After the chaos of Chapter 2, Kaifeng begins to breathe again. You wander the southwest food street seeking a quiet meal, only to stumble into a story that cuts deeper than any conspiracy. A man named Zhang Ankang clings to a shop everyone tells him to sell, because it was his mother's, and he has a promise to keep.
Fifteen years earlier, when the Khitan swept south and Kaifeng burned, Ankang's mother had planned a farewell banquet for the neighborhood. The feast never happened. The invasion interrupted it, and families were torn apart in a single night. Many died. Many simply vanished.
Now, someone has returned Ankang's mother's belongings, including her recipe for locust leaf noodles. He decides to finish what she started: a banquet to welcome home everyone who was lost. [spoiler]His wife Liu Xian fights the idea. They are poor. They have children. She cannot understand why he would risk everything for ghosts. But Ankang insists, because the recipe is all he has left of the woman who gave up everything for him.
The quest threads together several smaller stories. There is Zheng Ran, a blind girl who believes in a golden leaf from an immortal tree that will grant wishes. Her father went to buy her birthday pastries and never returned. There is Zhou Ergou, a pickpocket who steals storybooks so he can read bedtime tales to his little sister. There is a young man who carries a porridge recipe he believes can cure any illness, only to discover his mother invented the story so he would eat his medicine.
The golden leaf turns out to be no magical artifact. During the Khitan occupation, ordinary citizens crafted golden leaves from grass and used them to impersonate a legendary swordsman, fighting back against the invaders. The leaf was never about power. It was about everyday courage.
When Ankang finally tastes the noodles his wife prepared, he freezes.

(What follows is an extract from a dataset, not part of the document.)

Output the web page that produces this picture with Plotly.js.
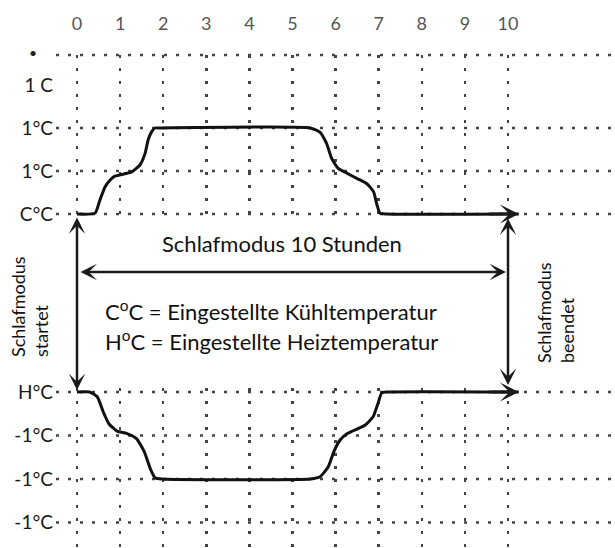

The flavor is exactly right. Liu Xian reveals her secret: she cooled them in well water because he and their son were late coming home. That was how his mother always made them. The noodles tasted the way they did not because of a chef's timing, but because a mother was waiting for her child to return.[/spoiler]
The banquet finally happens at Tian Ying Dock. Families bring homemade dishes. They remember those who sacrificed themselves so Kaifeng could stand. Zheng Ran's father returns home, saved by a doctor who was himself saved by someone you once helped. In Kaifeng, no act of kindness is wasted. It simply takes fifteen years to come full circle.